Please, without the pictures, retype exactly the lines from the start of the material through the line that holds "minimum width=321pt, minimum".
==============================
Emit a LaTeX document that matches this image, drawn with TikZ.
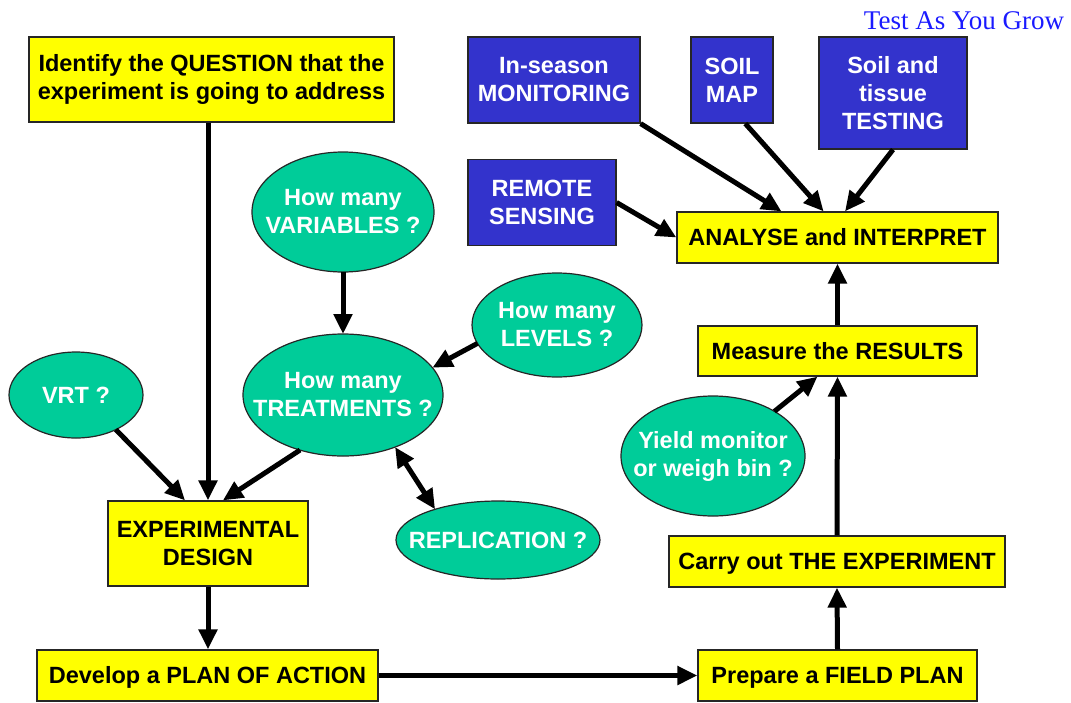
\documentclass[tikz,border=0pt]{standalone}
\usepackage{fontspec}
\setmainfont{Liberation Sans}
\newfontfamily\titlefont{Liberation Serif}
\usetikzlibrary{shapes.geometric,arrows.meta}
\definecolor{boxyellow}{HTML}{FFFF00}
\definecolor{boxblue}{HTML}{3333CC}
\definecolor{ellgreen}{HTML}{00CC99}
\definecolor{titleblue}{HTML}{1A1AFF}
\begin{document}
\begin{tikzpicture}[x=1pt,y=-1pt,
  txt/.style={inner sep=0pt, align=center, font=\bfseries\fontsize{23.5}{28}\selectfont},
  base/.style={txt, draw=black!85, line width=1.2pt},
  ybox/.style={base, rectangle, fill=boxyellow, text=black},
  yline/.style={ybox, text height=16.8pt, text depth=0pt},
  bbox/.style={base, rectangle, fill=boxblue, text=white},
  gell/.style={draw=black!85, line width=1.2pt, ellipse, fill=ellgreen, inner sep=0pt, outer sep=0pt},
  etxt/.style={txt, text=white},
  arr/.style={-{Triangle[length=20pt,width=18pt]}, line width=5pt},
  darr/.style={{Triangle[length=20pt,width=18pt]}-{Triangle[length=20pt,width=18pt]}, line width=5pt}
]
\useasboundingbox (0,0) rectangle (1071,702);

% title
\node[font=\titlefont\fontsize{27}{30}\selectfont, text=titleblue, inner sep=0pt] (title) at (964,21) {Test As You Grow};

% yellow boxes
\node[ybox, minimum width=365pt, minimum height=85pt] (q) at (211.5,79.5) {Identify the QUESTION that the\\experiment is going to address};
\node[ybox, minimum width=200pt, minimum height=85pt] (ed) at (208,543.5) {EXPERIMENTAL\\DESIGN};
\node[yline, minimum width=341pt, minimum height=51pt] (plan) at (207.5,675.5) {Develop a PLAN OF ACTION};
\node[yline, minimum width=279pt, minimum height=51pt] (fp) at (837.5,675.5) {Prepare a FIELD PLAN};
\node[yline, minimum width=336pt, minimum height=51pt] (carry) at (837,561.5) {Carry out THE EXPERIMENT};
\node[yline, minimum width=279pt, minimum height=50pt] (meas) at (837.5,351) {Measure the RESULTS};
\node[yline, minimum width=321pt, minimum height=51pt] (an) at (837.5,237.5) {ANALYSE and INTERPRET};

% blue boxes
\node[bbox, minimum width=172pt, minimum height=86pt] (ins) at (554,80) {In-season\\MONITORING};
\node[bbox, minimum width=82pt, minimum height=86pt] (smap) at (732,80) {SOIL\\MAP};
\node[bbox, minimum width=148pt, minimum height=112pt] (sts) at (893,93) {Soil and\\tissue\\TESTING};
\node[bbox, minimum width=148pt, minimum height=86pt] (rs) at (542,202.5) {REMOTE\\SENSING};

% green ellipses
\node[gell, minimum width=182pt, minimum height=120pt, label={[etxt]center:How many\\VARIABLES ?}] (var) at (343,212) {};
\node[gell, minimum width=170pt, minimum height=104pt, label={[etxt]center:How many\\LEVELS ?}] (lev) at (557,325) {};
\node[gell, minimum width=200pt, minimum height=122pt, label={[etxt]center:How many\\TREATMENTS ?}] (tr) at (343,395) {};
\node[gell, minimum width=134pt, minimum height=86pt, label={[etxt]center:VRT ?}] (vrt) at (76,395) {};
\node[gell, minimum width=204pt, minimum height=78pt, label={[etxt]center:REPLICATION ?}] (rep) at (498,540) {};
\node[gell, minimum width=184pt, minimum height=120pt, label={[etxt]center:Yield monitor\\or weigh bin ?}] (yld) at (713,456) {};

% connectors
\draw[arr] (ed.north |- q.south) -- (ed.north);
\draw[arr] (vrt.-41) -- (ed.118);
\draw[arr] (tr.-128) -- (ed.71);
\draw[arr] (var.south) -- (tr.north);
\draw[arr] (lev.-167) -- (tr.17);
\draw[darr] (tr.-45) -- (rep.154);
\draw[arr] (ed.south) -- (ed.south |- plan.north);
\draw[arr] (plan.east) -- (fp.west);
\draw[arr] (fp.north) -- (carry.south);
\draw[arr] (carry.north) -- (meas.south);
\draw[arr] (yld.36) -- (meas.-128);
\draw[arr] (meas.north) -- (an.south);
\draw[arr] (ins.south east) -- (an.155);
\draw[arr] (smap.-73) -- (an.118);
\draw[arr] (sts.south) -- (an.74);
\draw[arr] (rs.east) -- (an.west);
\end{tikzpicture}
\end{document}
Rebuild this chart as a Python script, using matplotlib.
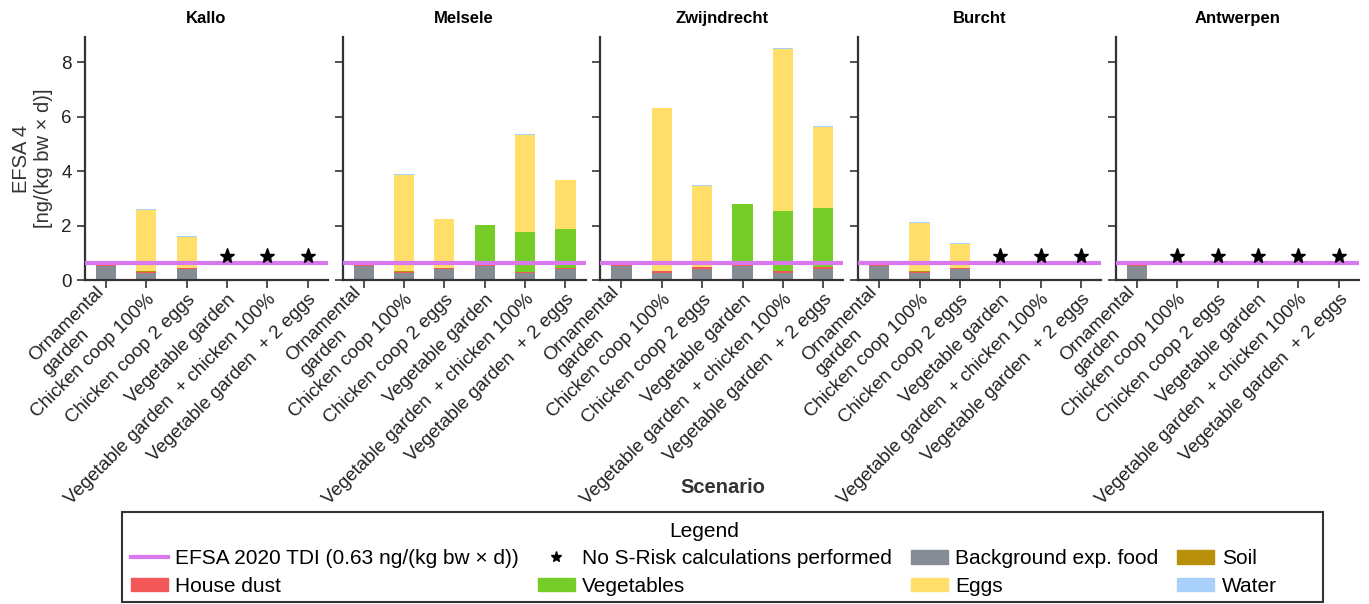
import numpy as np
import matplotlib.pyplot as plt
from matplotlib.patches import Patch, Rectangle
from matplotlib.lines import Line2D
from matplotlib.transforms import ScaledTranslation

plt.rcParams['font.family'] = ['Liberation Sans', 'DejaVu Sans']

# Scenarios and locations
scenarios = ['Ornamental\ngarden', 'Chicken coop 100%', 'Chicken coop 2 eggs',
             'Vegetable garden', 'Vegetable garden  + chicken 100%',
             'Vegetable garden  + 2 eggs']
locations = ['Kallo', 'Melsele', 'Zwijndrecht', 'Burcht', 'Antwerpen']

nan = np.nan
# exposure per component, one row per location (ng/(kg bw x d)); nan = not calculated
background = [[0.52, 0.27, 0.42, nan, nan, nan],
              [0.52, 0.27, 0.42, 0.52, 0.26, 0.39],
              [0.52, 0.27, 0.42, 0.52, 0.26, 0.39],
              [0.52, 0.27, 0.42, nan, nan, nan],
              [0.52, nan, nan, nan, nan, nan]]
house_dust = [[0.03, 0.04, 0.03, nan, nan, nan],
              [0.03, 0.04, 0.03, 0.03, 0.04, 0.04],
              [0.06, 0.07, 0.06, 0.06, 0.07, 0.08],
              [0.03, 0.04, 0.03, nan, nan, nan],
              [0.03, nan, nan, nan, nan, nan]]
soil = [[0.005, 0.005, 0.005, nan, nan, nan],
        [0.005, 0.005, 0.005, 0.005, 0.005, 0.005],
        [0.005, 0.005, 0.005, 0.005, 0.005, 0.005],
        [0.005, 0.005, 0.005, nan, nan, nan],
        [0.005, nan, nan, nan, nan, nan]]
vegetables = [[0, 0, 0, nan, nan, nan],
              [0, 0, 0, 1.45, 1.45, 1.45],
              [0, 0, 0, 2.2, 2.2, 2.18],
              [0, 0, 0, nan, nan, nan],
              [0, nan, nan, nan, nan, nan]]
eggs = [[0, 2.27, 1.13, nan, nan, nan],
        [0, 3.55, 1.78, 0, 3.57, 1.77],
        [0, 5.96, 2.98, 0, 5.96, 2.98],
        [0, 1.79, 0.87, nan, nan, nan],
        [0, nan, nan, nan, nan, nan]]
water = [[0.02, 0.02, 0.02, nan, nan, nan],
         [0.02, 0.02, 0.02, 0.02, 0.02, 0.02],
         [0.02, 0.02, 0.02, 0.02, 0.02, 0.02],
         [0.02, 0.02, 0.02, nan, nan, nan],
         [0.02, nan, nan, nan, nan, nan]]

tdi = 0.63
star_y = 0.87

components = [('Background exp. food', background, '#868c93'),
              ('House dust', house_dust, '#f25858'),
              ('Soil', soil, '#b8900a'),
              ('Vegetables', vegetables, '#76cd28'),
              ('Eggs', eggs, '#ffde6a'),
              ('Water', water, '#a8d0fa')]
tdi_color = '#d977ee'
spine_col = '#333333'

W, H = 1369, 604
fig = plt.figure(figsize=(W / 100, H / 100), dpi=100)
x = np.arange(len(scenarios))
left0, step, w = 0.062, 0.1883, 0.1775
bottom, top = 0.5364, 0.9387
# label offsets (inches): below the tick, and extra lift for two-line labels
pad_down = ScaledTranslation(0, -0.109, fig.dpi_scale_trans)
lift = ScaledTranslation(-0.11, 0.07, fig.dpi_scale_trans)

for i, loc in enumerate(locations):
    ax = fig.add_axes([left0 + i * step, bottom, w, top - bottom])
    base = np.zeros(len(scenarios))
    for name, vals, col in components:
        v = np.array(vals[i], dtype=float)
        ok = ~np.isnan(v)
        ax.bar(x[ok], v[ok], width=0.5, bottom=base[ok], color=col, zorder=2)
        base[ok] += v[ok]
    missing = np.isnan(np.array(background[i], dtype=float))
    ax.plot(x[missing], np.full(missing.sum(), star_y), '*', color='black',
            markersize=11, zorder=4, linestyle='none')
    ax.axhline(tdi, color=tdi_color, lw=3, zorder=3)
    ax.set_xlim(-0.52, 5.5)
    ax.set_ylim(0, 8.92)
    ax.set_yticks([0, 2, 4, 6, 8])
    ax.set_xticks(x)
    ax.set_xticklabels([''] * len(x))
    for xi, lab in zip(x, scenarios):
        tr = ax.get_xaxis_transform() + pad_down
        if '\n' in lab:
            tr = tr + lift
        ax.text(xi, 0, lab, transform=tr, rotation=45, ha='right', va='top',
                rotation_mode='anchor', multialignment='left', linespacing=1.15,
                fontsize=13.5, color='#222222', clip_on=False)
    for s in ['top', 'right']:
        ax.spines[s].set_visible(False)
    for s in ['left', 'bottom']:
        ax.spines[s].set_color(spine_col)
        ax.spines[s].set_linewidth(1.6)
    ax.tick_params(axis='both', direction='out', length=6, width=1.2,
                   color=spine_col, labelsize=13.5, labelcolor='#222222')
    if i == 0:
        ax.set_ylabel('EFSA 4\n[ng/(kg bw × d)]', fontsize=14.5, color='#333333',
                      labelpad=6)
    else:
        ax.tick_params(axis='y', labelleft=False)
    ax.set_title(loc, fontsize=12, fontweight='bold', pad=10)

fig.text(0.528, 0.193, 'Scenario', ha='center', va='center', fontsize=14.5,
         fontweight='bold', color='#333333')

# legend
handles = [Line2D([0], [0], color=tdi_color, lw=3),
           Patch(color='#f25858'),
           Line2D([0], [0], marker='*', color='black', linestyle='none', markersize=8),
           Patch(color='#76cd28'),
           Patch(color='#868c93'),
           Patch(color='#ffde6a'),
           Patch(color='#b8900a'),
           Patch(color='#a8d0fa')]
labels = ['EFSA 2020 TDI (0.63 ng/(kg bw × d))', 'House dust',
          'No S-Risk calculations performed', 'Vegetables',
          'Background exp. food', 'Eggs', 'Soil', 'Water']
leg = fig.legend(handles, labels, ncol=4, loc='upper left',
                 bbox_to_anchor=(131 / W, 1 - 522 / H),
                 title='Legend', title_fontsize=15, fontsize=15,
                 frameon=False, handlelength=1.78, handleheight=0.63,
                 handletextpad=0.35, columnspacing=0.9,
                 labelspacing=0.4, borderpad=0, borderaxespad=0)
fig.patches.append(Rectangle((122 / W, 2 / H), 1201 / W, 90 / H,
                             transform=fig.transFigure, fill=False,
                             edgecolor='#333333', linewidth=1.5))

fig.savefig('out.png', dpi=100)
==============================
■ The answer
Emit a LaTeX document that matches this image, drawn with TikZ.
\documentclass[tikz,border=0pt]{standalone}
\usepackage{fontspec}
\setmainfont{Liberation Sans}
\newfontfamily\titlefont{Liberation Serif}
\usetikzlibrary{shapes.geometric,arrows.meta}
\definecolor{boxyellow}{HTML}{FFFF00}
\definecolor{boxblue}{HTML}{3333CC}
\definecolor{ellgreen}{HTML}{00CC99}
\definecolor{titleblue}{HTML}{1A1AFF}
\begin{document}
\begin{tikzpicture}[x=1pt,y=-1pt,
  txt/.style={inner sep=0pt, align=center, font=\bfseries\fontsize{23.5}{28}\selectfont},
  base/.style={txt, draw=black!85, line width=1.2pt},
  ybox/.style={base, rectangle, fill=boxyellow, text=black},
  yline/.style={ybox, text height=16.8pt, text depth=0pt},
  bbox/.style={base, rectangle, fill=boxblue, text=white},
  gell/.style={draw=black!85, line width=1.2pt, ellipse, fill=ellgreen, inner sep=0pt, outer sep=0pt},
  etxt/.style={txt, text=white},
  arr/.style={-{Triangle[length=20pt,width=18pt]}, line width=5pt},
  darr/.style={{Triangle[length=20pt,width=18pt]}-{Triangle[length=20pt,width=18pt]}, line width=5pt}
]
\useasboundingbox (0,0) rectangle (1071,702);

% title
\node[font=\titlefont\fontsize{27}{30}\selectfont, text=titleblue, inner sep=0pt] (title) at (964,21) {Test As You Grow};

% yellow boxes
\node[ybox, minimum width=365pt, minimum height=85pt] (q) at (211.5,79.5) {Identify the QUESTION that the\\experiment is going to address};
\node[ybox, minimum width=200pt, minimum height=85pt] (ed) at (208,543.5) {EXPERIMENTAL\\DESIGN};
\node[yline, minimum width=341pt, minimum height=51pt] (plan) at (207.5,675.5) {Develop a PLAN OF ACTION};
\node[yline, minimum width=279pt, minimum height=51pt] (fp) at (837.5,675.5) {Prepare a FIELD PLAN};
\node[yline, minimum width=336pt, minimum height=51pt] (carry) at (837,561.5) {Carry out THE EXPERIMENT};
\node[yline, minimum width=279pt, minimum height=50pt] (meas) at (837.5,351) {Measure the RESULTS};
\node[yline, minimum width=321pt, minimum height=51pt] (an) at (837.5,237.5) {ANALYSE and INTERPRET};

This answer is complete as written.